Where Subject and Object are absolutely, not just partially united [vereiniget], and hence so united that no division can be undertaken, without destroying the essence [Wesen] of the thing that is to be sundered [getrennt], there and not otherwise can we talk of an absolute Being, as is the case in intellectual intuition.
But this Being must not be equated [verwechselt] with Identity. When I say: I am I, the Subject (Ego) and the Object (Ego) are not so united that absolutely no sundering can be undertaken, without destroying the essence of the thing that is to be sundered; on the contrary the Ego is only possible through this sundering of Ego from Ego. How can I say 'I' without self-consciousness? But how is self-consciousness possible? Precisely because I oppose myself to myself; I sunder myself from myself, but in spite of this sundering I recognize myself as the same in the opposites. But how far as the same? I can raise this question and I must; for in another respect [Rüksicht] it [i.e. the Ego] is opposed to itself. So identity is not a uniting of Subject and Object that takes place absolutely, and so Identity is not equal to absolute Being.
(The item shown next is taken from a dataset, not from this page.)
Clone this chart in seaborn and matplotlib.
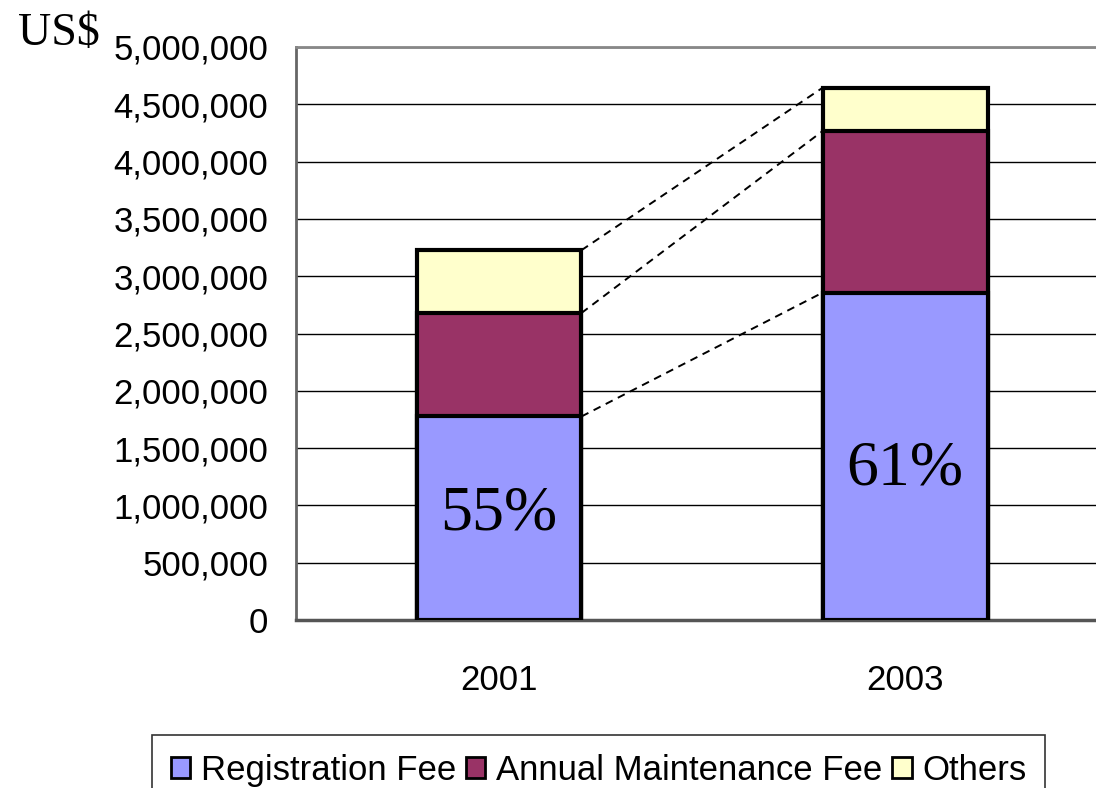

[2] Judgment: is in the highest and strictest sense the original sundering of Subject and Object most intimately united in intellectual intuition, the very sundering which first makes Object and Subject possible, the Ur-Theilung. In the concept of division [Theilung] there lies already the concept of the reciprocal relation [Beziehung] of Object and Subject to one another, and the necessary presupposition of a whole of which Object and Subject are the parts. 'I am I' is the most appropriate example for this concept of Urtheilung, it [the ego] posits itself as opposed to the Non-ego, not to itself.
Actuality and possibility are to be distinguished, as mediate and immediate consciousness. When I think of an object [Gegenstand] as possible, I merely duplicate the previous consciousness in virtue of which it is actual. There is for us no thinkable possibility, which was not an actuality. For this reason the concept of possibility has absolutely no valid application to the objects of Reason, since they come into consciousness as nothing but what they ought to be, but only the concept of necessity [applies to them]. The concept of possibility has valid application to the objects of the understanding, that of actuality to the objects of perception and intuition.